-- Task to complete --
Exclude the pictures, then copy all remaining records exactly.

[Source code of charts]
════════════════

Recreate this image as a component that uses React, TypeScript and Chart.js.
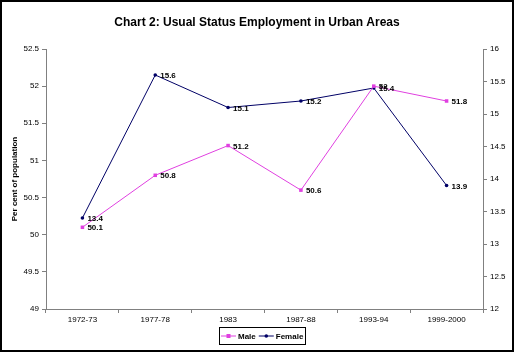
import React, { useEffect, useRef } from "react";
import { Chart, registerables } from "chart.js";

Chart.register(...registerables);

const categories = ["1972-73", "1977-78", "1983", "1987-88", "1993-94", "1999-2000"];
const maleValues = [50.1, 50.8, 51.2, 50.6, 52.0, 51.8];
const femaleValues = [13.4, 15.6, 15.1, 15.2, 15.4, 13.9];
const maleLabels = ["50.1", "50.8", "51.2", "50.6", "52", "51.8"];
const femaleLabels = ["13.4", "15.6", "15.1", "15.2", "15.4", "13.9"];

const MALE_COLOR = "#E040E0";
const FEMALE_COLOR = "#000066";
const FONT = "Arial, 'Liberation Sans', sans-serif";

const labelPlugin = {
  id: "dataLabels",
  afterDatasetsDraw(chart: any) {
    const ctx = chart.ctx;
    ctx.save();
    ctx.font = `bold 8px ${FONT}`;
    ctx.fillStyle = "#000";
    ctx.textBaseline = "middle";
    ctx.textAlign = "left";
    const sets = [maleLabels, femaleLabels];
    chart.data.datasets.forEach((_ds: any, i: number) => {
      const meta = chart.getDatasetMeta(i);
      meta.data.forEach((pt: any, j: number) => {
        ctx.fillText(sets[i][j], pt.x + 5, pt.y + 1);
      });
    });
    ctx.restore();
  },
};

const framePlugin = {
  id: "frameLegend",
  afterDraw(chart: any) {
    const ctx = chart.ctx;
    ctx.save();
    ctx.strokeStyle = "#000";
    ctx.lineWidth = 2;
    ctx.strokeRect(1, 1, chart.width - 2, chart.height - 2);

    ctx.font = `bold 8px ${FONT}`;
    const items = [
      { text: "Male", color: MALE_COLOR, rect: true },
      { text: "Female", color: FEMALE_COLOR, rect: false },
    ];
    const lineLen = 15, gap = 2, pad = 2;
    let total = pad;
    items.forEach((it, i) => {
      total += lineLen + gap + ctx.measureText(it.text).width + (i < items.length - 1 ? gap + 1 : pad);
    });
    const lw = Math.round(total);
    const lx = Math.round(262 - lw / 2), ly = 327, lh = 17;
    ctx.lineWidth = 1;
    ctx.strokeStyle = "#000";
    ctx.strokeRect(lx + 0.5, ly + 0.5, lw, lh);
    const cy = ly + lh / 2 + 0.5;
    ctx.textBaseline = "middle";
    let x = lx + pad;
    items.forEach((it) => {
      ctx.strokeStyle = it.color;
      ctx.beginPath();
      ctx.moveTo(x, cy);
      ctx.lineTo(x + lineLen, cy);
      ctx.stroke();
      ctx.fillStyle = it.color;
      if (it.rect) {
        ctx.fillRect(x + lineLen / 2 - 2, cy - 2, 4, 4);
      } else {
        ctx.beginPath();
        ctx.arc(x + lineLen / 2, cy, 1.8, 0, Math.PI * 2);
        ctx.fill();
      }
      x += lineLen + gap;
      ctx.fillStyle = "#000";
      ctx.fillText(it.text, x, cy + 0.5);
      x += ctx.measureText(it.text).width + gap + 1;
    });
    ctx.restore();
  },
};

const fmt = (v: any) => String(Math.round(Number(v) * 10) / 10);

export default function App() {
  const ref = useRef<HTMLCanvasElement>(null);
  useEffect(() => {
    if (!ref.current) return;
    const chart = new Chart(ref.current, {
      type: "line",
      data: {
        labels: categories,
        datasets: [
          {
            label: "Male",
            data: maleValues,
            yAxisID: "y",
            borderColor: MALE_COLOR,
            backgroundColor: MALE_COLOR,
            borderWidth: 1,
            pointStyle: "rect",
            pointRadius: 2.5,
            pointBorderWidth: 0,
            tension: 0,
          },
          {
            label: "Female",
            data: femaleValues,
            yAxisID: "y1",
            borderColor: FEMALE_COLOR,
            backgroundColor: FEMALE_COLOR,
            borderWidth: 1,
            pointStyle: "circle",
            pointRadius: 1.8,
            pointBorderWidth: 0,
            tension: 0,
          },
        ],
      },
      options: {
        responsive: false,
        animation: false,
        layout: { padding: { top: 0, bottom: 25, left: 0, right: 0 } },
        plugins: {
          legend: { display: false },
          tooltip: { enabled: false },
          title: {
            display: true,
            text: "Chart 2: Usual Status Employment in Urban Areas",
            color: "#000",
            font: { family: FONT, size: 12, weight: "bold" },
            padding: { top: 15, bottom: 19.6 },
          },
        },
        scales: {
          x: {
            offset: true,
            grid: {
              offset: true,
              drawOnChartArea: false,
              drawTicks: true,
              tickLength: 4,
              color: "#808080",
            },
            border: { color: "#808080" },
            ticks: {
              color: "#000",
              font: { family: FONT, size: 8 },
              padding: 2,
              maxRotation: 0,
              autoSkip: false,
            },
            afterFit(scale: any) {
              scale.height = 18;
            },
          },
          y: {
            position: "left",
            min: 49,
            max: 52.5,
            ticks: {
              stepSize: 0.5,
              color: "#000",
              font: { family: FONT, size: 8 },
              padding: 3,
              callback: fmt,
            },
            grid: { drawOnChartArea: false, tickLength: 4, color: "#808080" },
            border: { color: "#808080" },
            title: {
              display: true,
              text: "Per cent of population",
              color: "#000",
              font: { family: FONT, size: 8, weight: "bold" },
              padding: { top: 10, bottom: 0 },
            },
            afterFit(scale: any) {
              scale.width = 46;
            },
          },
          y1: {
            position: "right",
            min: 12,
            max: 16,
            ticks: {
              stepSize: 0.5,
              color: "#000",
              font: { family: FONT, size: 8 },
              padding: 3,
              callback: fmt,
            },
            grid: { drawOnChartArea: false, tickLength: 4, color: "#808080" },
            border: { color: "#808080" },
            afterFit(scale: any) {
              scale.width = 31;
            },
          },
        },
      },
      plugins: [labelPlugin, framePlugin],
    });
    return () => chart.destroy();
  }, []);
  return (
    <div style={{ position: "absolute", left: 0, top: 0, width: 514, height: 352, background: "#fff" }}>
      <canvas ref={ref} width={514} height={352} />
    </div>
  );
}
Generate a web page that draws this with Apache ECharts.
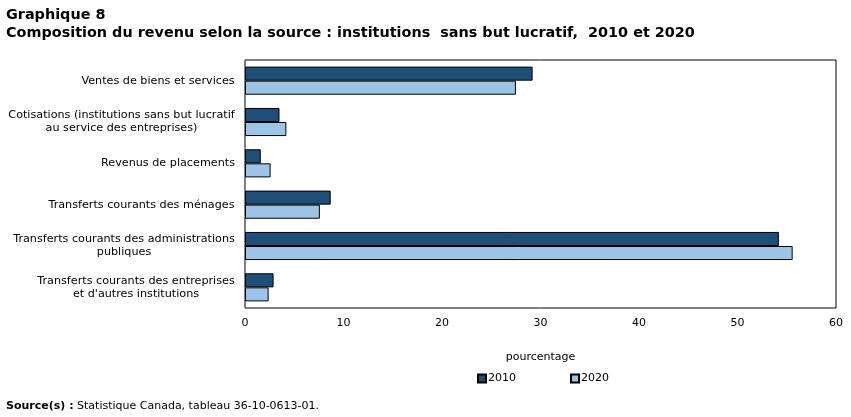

════════════════

-- Output of the exercise --
Recreate this image as a component that uses React, TypeScript and Chart.js.
import React, { useEffect, useRef } from "react";
import { Chart, registerables } from "chart.js";

Chart.register(...registerables);

const categories = ["1972-73", "1977-78", "1983", "1987-88", "1993-94", "1999-2000"];
const maleValues = [50.1, 50.8, 51.2, 50.6, 52.0, 51.8];
const femaleValues = [13.4, 15.6, 15.1, 15.2, 15.4, 13.9];
const maleLabels = ["50.1", "50.8", "51.2", "50.6", "52", "51.8"];
const femaleLabels = ["13.4", "15.6", "15.1", "15.2", "15.4", "13.9"];

const MALE_COLOR = "#E040E0";
const FEMALE_COLOR = "#000066";
const FONT = "Arial, 'Liberation Sans', sans-serif";

const labelPlugin = {
  id: "dataLabels",
  afterDatasetsDraw(chart: any) {
    const ctx = chart.ctx;
    ctx.save();
    ctx.font = `bold 8px ${FONT}`;
    ctx.fillStyle = "#000";
    ctx.textBaseline = "middle";
    ctx.textAlign = "left";
    const sets = [maleLabels, femaleLabels];
    chart.data.datasets.forEach((_ds: any, i: number) => {
      const meta = chart.getDatasetMeta(i);
      meta.data.forEach((pt: any, j: number) => {
        ctx.fillText(sets[i][j], pt.x + 5, pt.y + 1);
      });
    });
    ctx.restore();
  },
};

const framePlugin = {
  id: "frameLegend",
  afterDraw(chart: any) {
    const ctx = chart.ctx;
    ctx.save();
    ctx.strokeStyle = "#000";
    ctx.lineWidth = 2;
    ctx.strokeRect(1, 1, chart.width - 2, chart.height - 2);

    ctx.font = `bold 8px ${FONT}`;
    const items = [
      { text: "Male", color: MALE_COLOR, rect: true },
      { text: "Female", color: FEMALE_COLOR, rect: false },
    ];
    const lineLen = 15, gap = 2, pad = 2;
    let total = pad;
    items.forEach((it, i) => {
      total += lineLen + gap + ctx.measureText(it.text).width + (i < items.length - 1 ? gap + 1 : pad);
    });
    const lw = Math.round(total);
    const lx = Math.round(262 - lw / 2), ly = 327, lh = 17;
    ctx.lineWidth = 1;
    ctx.strokeStyle = "#000";
    ctx.strokeRect(lx + 0.5, ly + 0.5, lw, lh);
    const cy = ly + lh / 2 + 0.5;
    ctx.textBaseline = "middle";
    let x = lx + pad;
    items.forEach((it) => {
      ctx.strokeStyle = it.color;
      ctx.beginPath();
      ctx.moveTo(x, cy);
      ctx.lineTo(x + lineLen, cy);
      ctx.stroke();
      ctx.fillStyle = it.color;
      if (it.rect) {
        ctx.fillRect(x + lineLen / 2 - 2, cy - 2, 4, 4);
      } else {
        ctx.beginPath();
        ctx.arc(x + lineLen / 2, cy, 1.8, 0, Math.PI * 2);
        ctx.fill();
      }
      x += lineLen + gap;
      ctx.fillStyle = "#000";
      ctx.fillText(it.text, x, cy + 0.5);
      x += ctx.measureText(it.text).width + gap + 1;
    });
    ctx.restore();
  },
};

const fmt = (v: any) => String(Math.round(Number(v) * 10) / 10);

export default function App() {
  const ref = useRef<HTMLCanvasElement>(null);
  useEffect(() => {
    if (!ref.current) return;
    const chart = new Chart(ref.current, {
      type: "line",
      data: {
        labels: categories,
        datasets: [
          {
            label: "Male",
            data: maleValues,
            yAxisID: "y",
            borderColor: MALE_COLOR,
            backgroundColor: MALE_COLOR,
            borderWidth: 1,
            pointStyle: "rect",
            pointRadius: 2.5,
            pointBorderWidth: 0,
            tension: 0,
          },
          {
            label: "Female",
            data: femaleValues,
            yAxisID: "y1",
            borderColor: FEMALE_COLOR,
            backgroundColor: FEMALE_COLOR,
            borderWidth: 1,
            pointStyle: "circle",
            pointRadius: 1.8,
            pointBorderWidth: 0,
            tension: 0,
          },
        ],
      },
      options: {
        responsive: false,
        animation: false,
        layout: { padding: { top: 0, bottom: 25, left: 0, right: 0 } },
        plugins: {
          legend: { display: false },
          tooltip: { enabled: false },
          title: {
            display: true,
            text: "Chart 2: Usual Status Employment in Urban Areas",
            color: "#000",
            font: { family: FONT, size: 12, weight: "bold" },
            padding: { top: 15, bottom: 19.6 },
          },
        },
        scales: {
          x: {
            offset: true,
            grid: {
              offset: true,
              drawOnChartArea: false,
              drawTicks: true,
              tickLength: 4,
              color: "#808080",
            },
            border: { color: "#808080" },
            ticks: {
              color: "#000",
              font: { family: FONT, size: 8 },
              padding: 2,
              maxRotation: 0,
              autoSkip: false,
            },
            afterFit(scale: any) {
              scale.height = 18;
            },
          },
          y: {
            position: "left",
            min: 49,
            max: 52.5,
            ticks: {
              stepSize: 0.5,
              color: "#000",
              font: { family: FONT, size: 8 },
              padding: 3,
              callback: fmt,
            },
            grid: { drawOnChartArea: false, tickLength: 4, color: "#808080" },
            border: { color: "#808080" },
            title: {
              display: true,
              text: "Per cent of population",
              color: "#000",
              font: { family: FONT, size: 8, weight: "bold" },
              padding: { top: 10, bottom: 0 },
            },
            afterFit(scale: any) {
              scale.width = 46;
            },
          },
          y1: {
            position: "right",
            min: 12,
            max: 16,
            ticks: {
              stepSize: 0.5,
              color: "#000",
              font: { family: FONT, size: 8 },
              padding: 3,
              callback: fmt,
            },
            grid: { drawOnChartArea: false, tickLength: 4, color: "#808080" },
            border: { color: "#808080" },
            afterFit(scale: any) {
              scale.width = 31;
            },
          },
        },
      },
      plugins: [labelPlugin, framePlugin],
    });
    return () => chart.destroy();
  }, []);
  return (
    <div style={{ position: "absolute", left: 0, top: 0, width: 514, height: 352, background: "#fff" }}>
      <canvas ref={ref} width={514} height={352} />
    </div>
  );
}
Generate a web page that draws this with Apache ECharts.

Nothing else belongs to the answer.